### Provided data ###

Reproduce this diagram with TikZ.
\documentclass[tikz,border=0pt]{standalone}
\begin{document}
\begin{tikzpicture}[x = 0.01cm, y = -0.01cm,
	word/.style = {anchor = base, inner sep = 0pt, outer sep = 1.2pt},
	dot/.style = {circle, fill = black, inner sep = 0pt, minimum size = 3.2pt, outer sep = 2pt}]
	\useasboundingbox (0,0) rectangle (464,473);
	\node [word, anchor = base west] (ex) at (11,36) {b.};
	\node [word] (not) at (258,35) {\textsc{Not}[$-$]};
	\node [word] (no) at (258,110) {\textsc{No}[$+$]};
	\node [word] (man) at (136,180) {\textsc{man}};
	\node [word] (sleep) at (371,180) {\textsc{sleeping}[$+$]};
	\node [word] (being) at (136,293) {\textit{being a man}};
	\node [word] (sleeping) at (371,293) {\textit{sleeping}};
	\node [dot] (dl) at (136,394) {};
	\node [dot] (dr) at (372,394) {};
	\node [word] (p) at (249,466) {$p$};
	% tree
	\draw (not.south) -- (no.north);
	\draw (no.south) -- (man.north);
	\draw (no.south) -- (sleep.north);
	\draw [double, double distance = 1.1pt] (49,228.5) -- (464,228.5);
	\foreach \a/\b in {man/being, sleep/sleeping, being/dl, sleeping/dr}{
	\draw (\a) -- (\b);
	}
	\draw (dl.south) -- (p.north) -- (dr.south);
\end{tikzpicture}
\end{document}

###
### Provided data ###

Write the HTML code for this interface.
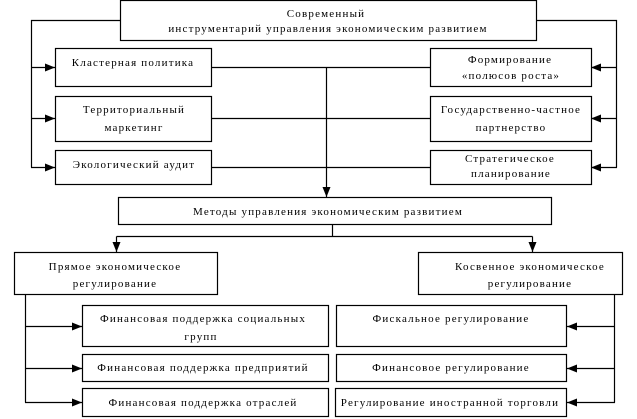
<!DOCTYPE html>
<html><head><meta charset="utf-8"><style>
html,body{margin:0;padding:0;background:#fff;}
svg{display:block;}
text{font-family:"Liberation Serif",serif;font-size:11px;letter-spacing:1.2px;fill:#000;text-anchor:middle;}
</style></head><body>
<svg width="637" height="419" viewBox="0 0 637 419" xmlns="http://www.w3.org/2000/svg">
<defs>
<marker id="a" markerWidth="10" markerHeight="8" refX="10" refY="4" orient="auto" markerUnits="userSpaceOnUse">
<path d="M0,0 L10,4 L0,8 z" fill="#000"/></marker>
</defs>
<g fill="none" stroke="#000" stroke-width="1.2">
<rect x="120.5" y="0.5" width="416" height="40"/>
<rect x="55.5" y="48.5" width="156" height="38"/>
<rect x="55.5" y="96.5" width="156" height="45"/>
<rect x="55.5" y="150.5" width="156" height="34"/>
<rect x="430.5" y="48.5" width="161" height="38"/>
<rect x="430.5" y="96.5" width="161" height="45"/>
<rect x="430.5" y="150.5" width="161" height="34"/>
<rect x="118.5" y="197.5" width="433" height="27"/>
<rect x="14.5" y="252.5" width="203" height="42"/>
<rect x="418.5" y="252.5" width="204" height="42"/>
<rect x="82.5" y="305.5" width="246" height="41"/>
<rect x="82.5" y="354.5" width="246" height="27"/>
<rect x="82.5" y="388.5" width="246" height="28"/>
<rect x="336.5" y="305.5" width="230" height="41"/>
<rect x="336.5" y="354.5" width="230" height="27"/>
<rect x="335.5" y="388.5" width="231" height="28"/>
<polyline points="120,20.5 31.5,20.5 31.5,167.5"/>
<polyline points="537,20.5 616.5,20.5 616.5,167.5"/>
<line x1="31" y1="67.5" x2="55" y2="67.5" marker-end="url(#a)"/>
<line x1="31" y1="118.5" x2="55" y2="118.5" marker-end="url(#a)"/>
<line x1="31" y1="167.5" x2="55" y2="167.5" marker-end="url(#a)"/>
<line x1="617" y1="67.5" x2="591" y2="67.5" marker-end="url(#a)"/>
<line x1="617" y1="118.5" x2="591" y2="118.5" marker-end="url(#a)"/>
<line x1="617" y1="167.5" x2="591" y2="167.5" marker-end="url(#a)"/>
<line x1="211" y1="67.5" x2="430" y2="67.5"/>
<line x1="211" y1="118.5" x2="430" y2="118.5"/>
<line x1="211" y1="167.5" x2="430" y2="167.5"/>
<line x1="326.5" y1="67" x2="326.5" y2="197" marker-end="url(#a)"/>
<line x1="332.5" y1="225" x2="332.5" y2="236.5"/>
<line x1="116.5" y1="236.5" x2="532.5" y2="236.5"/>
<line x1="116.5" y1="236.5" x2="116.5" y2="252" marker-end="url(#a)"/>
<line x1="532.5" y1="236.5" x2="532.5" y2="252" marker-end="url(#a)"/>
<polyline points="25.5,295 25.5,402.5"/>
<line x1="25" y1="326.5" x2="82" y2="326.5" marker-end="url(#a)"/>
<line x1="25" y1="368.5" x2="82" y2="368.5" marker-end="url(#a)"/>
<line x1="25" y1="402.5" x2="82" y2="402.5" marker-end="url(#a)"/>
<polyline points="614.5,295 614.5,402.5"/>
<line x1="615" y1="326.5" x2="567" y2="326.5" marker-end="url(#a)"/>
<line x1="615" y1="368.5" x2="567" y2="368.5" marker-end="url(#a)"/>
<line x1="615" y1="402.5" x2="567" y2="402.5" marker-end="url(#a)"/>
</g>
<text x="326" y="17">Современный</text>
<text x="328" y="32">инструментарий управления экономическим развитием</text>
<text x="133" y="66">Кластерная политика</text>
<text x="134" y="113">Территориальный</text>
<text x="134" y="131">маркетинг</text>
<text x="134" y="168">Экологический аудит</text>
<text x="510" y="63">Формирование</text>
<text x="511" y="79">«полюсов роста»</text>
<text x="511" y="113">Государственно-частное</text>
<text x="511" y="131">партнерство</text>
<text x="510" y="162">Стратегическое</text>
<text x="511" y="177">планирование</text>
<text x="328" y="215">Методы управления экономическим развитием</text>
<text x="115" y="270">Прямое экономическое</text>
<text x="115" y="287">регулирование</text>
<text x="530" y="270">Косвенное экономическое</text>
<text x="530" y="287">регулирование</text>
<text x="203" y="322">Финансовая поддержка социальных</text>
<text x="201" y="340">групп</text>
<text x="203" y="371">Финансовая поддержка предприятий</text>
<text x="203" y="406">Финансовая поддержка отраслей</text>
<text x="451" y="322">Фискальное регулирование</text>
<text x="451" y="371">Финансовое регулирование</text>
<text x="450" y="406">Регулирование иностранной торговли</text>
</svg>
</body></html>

###

Instructions for the task:
Report the number of lines of the listing above that hold the string "this", with no other text.

Complete response:
2